WHAT THE TASK ASKS: Every record should be repeated exactly, except that pictures are left out.

-- -- --

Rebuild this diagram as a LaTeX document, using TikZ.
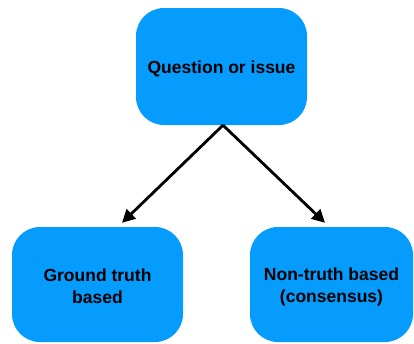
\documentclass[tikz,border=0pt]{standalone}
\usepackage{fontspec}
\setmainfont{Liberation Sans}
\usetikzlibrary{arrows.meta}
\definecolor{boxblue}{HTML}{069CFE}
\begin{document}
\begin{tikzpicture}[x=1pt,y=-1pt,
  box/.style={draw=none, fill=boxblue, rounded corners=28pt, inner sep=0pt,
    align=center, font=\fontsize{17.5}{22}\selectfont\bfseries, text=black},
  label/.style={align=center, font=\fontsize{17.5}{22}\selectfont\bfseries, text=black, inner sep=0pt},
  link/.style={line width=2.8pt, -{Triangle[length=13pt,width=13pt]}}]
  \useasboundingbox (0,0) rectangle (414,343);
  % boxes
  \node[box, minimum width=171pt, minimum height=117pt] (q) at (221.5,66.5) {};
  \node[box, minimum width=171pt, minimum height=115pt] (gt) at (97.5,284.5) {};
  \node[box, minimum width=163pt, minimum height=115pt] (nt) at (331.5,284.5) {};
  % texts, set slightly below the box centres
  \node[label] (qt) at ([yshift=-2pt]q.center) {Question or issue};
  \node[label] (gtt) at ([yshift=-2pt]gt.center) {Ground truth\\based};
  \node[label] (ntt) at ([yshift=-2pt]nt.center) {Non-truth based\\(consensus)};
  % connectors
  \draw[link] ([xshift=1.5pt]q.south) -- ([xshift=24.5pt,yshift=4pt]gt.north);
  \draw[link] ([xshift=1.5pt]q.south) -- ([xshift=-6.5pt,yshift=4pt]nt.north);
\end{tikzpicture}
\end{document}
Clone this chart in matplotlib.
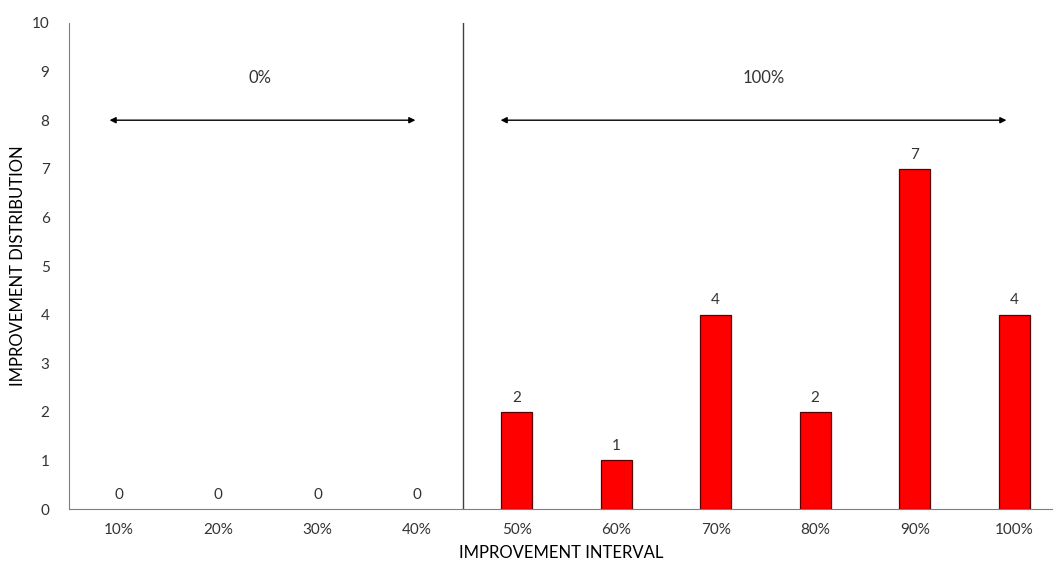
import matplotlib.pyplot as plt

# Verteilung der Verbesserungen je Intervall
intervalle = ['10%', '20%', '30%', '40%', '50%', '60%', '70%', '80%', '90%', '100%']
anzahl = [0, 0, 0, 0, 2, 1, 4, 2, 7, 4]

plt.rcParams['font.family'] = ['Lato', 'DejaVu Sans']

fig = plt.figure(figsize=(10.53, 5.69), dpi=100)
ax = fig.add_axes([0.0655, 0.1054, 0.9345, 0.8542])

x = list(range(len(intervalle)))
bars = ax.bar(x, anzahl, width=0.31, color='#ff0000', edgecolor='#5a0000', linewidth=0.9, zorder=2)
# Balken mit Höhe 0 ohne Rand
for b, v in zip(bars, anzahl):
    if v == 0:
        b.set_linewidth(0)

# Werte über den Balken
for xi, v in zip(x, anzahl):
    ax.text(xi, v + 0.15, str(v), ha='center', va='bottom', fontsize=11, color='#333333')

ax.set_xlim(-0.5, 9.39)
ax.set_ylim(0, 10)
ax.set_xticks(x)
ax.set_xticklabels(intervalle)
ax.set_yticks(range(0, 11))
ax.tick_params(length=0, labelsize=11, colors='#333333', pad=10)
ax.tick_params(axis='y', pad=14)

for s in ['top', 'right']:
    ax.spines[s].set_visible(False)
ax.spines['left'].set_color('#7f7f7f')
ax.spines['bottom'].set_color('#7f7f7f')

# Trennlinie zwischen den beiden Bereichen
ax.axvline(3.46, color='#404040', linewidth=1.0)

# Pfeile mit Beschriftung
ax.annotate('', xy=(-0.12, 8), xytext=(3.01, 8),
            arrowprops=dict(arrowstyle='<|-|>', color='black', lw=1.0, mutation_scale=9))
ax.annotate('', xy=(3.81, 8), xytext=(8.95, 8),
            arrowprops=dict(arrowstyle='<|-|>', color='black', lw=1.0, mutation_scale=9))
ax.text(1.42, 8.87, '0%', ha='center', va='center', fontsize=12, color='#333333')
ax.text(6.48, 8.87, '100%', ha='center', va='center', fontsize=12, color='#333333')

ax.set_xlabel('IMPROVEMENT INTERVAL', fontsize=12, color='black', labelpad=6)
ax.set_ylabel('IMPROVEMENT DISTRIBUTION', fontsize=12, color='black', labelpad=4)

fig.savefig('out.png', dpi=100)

-- -- --

COMPLETED TASK:
Rebuild this diagram as a LaTeX document, using TikZ.
\documentclass[tikz,border=0pt]{standalone}
\usepackage{fontspec}
\setmainfont{Liberation Sans}
\usetikzlibrary{arrows.meta}
\definecolor{boxblue}{HTML}{069CFE}
\begin{document}
\begin{tikzpicture}[x=1pt,y=-1pt,
  box/.style={draw=none, fill=boxblue, rounded corners=28pt, inner sep=0pt,
    align=center, font=\fontsize{17.5}{22}\selectfont\bfseries, text=black},
  label/.style={align=center, font=\fontsize{17.5}{22}\selectfont\bfseries, text=black, inner sep=0pt},
  link/.style={line width=2.8pt, -{Triangle[length=13pt,width=13pt]}}]
  \useasboundingbox (0,0) rectangle (414,343);
  % boxes
  \node[box, minimum width=171pt, minimum height=117pt] (q) at (221.5,66.5) {};
  \node[box, minimum width=171pt, minimum height=115pt] (gt) at (97.5,284.5) {};
  \node[box, minimum width=163pt, minimum height=115pt] (nt) at (331.5,284.5) {};
  % texts, set slightly below the box centres
  \node[label] (qt) at ([yshift=-2pt]q.center) {Question or issue};
  \node[label] (gtt) at ([yshift=-2pt]gt.center) {Ground truth\\based};
  \node[label] (ntt) at ([yshift=-2pt]nt.center) {Non-truth based\\(consensus)};
  % connectors
  \draw[link] ([xshift=1.5pt]q.south) -- ([xshift=24.5pt,yshift=4pt]gt.north);
  \draw[link] ([xshift=1.5pt]q.south) -- ([xshift=-6.5pt,yshift=4pt]nt.north);
\end{tikzpicture}
\end{document}
Clone this chart in matplotlib.
import matplotlib.pyplot as plt

# Verteilung der Verbesserungen je Intervall
intervalle = ['10%', '20%', '30%', '40%', '50%', '60%', '70%', '80%', '90%', '100%']
anzahl = [0, 0, 0, 0, 2, 1, 4, 2, 7, 4]

plt.rcParams['font.family'] = ['Lato', 'DejaVu Sans']

fig = plt.figure(figsize=(10.53, 5.69), dpi=100)
ax = fig.add_axes([0.0655, 0.1054, 0.9345, 0.8542])

x = list(range(len(intervalle)))
bars = ax.bar(x, anzahl, width=0.31, color='#ff0000', edgecolor='#5a0000', linewidth=0.9, zorder=2)
# Balken mit Höhe 0 ohne Rand
for b, v in zip(bars, anzahl):
    if v == 0:
        b.set_linewidth(0)

# Werte über den Balken
for xi, v in zip(x, anzahl):
    ax.text(xi, v + 0.15, str(v), ha='center', va='bottom', fontsize=11, color='#333333')

ax.set_xlim(-0.5, 9.39)
ax.set_ylim(0, 10)
ax.set_xticks(x)
ax.set_xticklabels(intervalle)
ax.set_yticks(range(0, 11))
ax.tick_params(length=0, labelsize=11, colors='#333333', pad=10)
ax.tick_params(axis='y', pad=14)

for s in ['top', 'right']:
    ax.spines[s].set_visible(False)
ax.spines['left'].set_color('#7f7f7f')
ax.spines['bottom'].set_color('#7f7f7f')

# Trennlinie zwischen den beiden Bereichen
ax.axvline(3.46, color='#404040', linewidth=1.0)

# Pfeile mit Beschriftung
ax.annotate('', xy=(-0.12, 8), xytext=(3.01, 8),
            arrowprops=dict(arrowstyle='<|-|>', color='black', lw=1.0, mutation_scale=9))
ax.annotate('', xy=(3.81, 8), xytext=(8.95, 8),
            arrowprops=dict(arrowstyle='<|-|>', color='black', lw=1.0, mutation_scale=9))
ax.text(1.42, 8.87, '0%', ha='center', va='center', fontsize=12, color='#333333')
ax.text(6.48, 8.87, '100%', ha='center', va='center', fontsize=12, color='#333333')

ax.set_xlabel('IMPROVEMENT INTERVAL', fontsize=12, color='black', labelpad=6)
ax.set_ylabel('IMPROVEMENT DISTRIBUTION', fontsize=12, color='black', labelpad=4)

fig.savefig('out.png', dpi=100)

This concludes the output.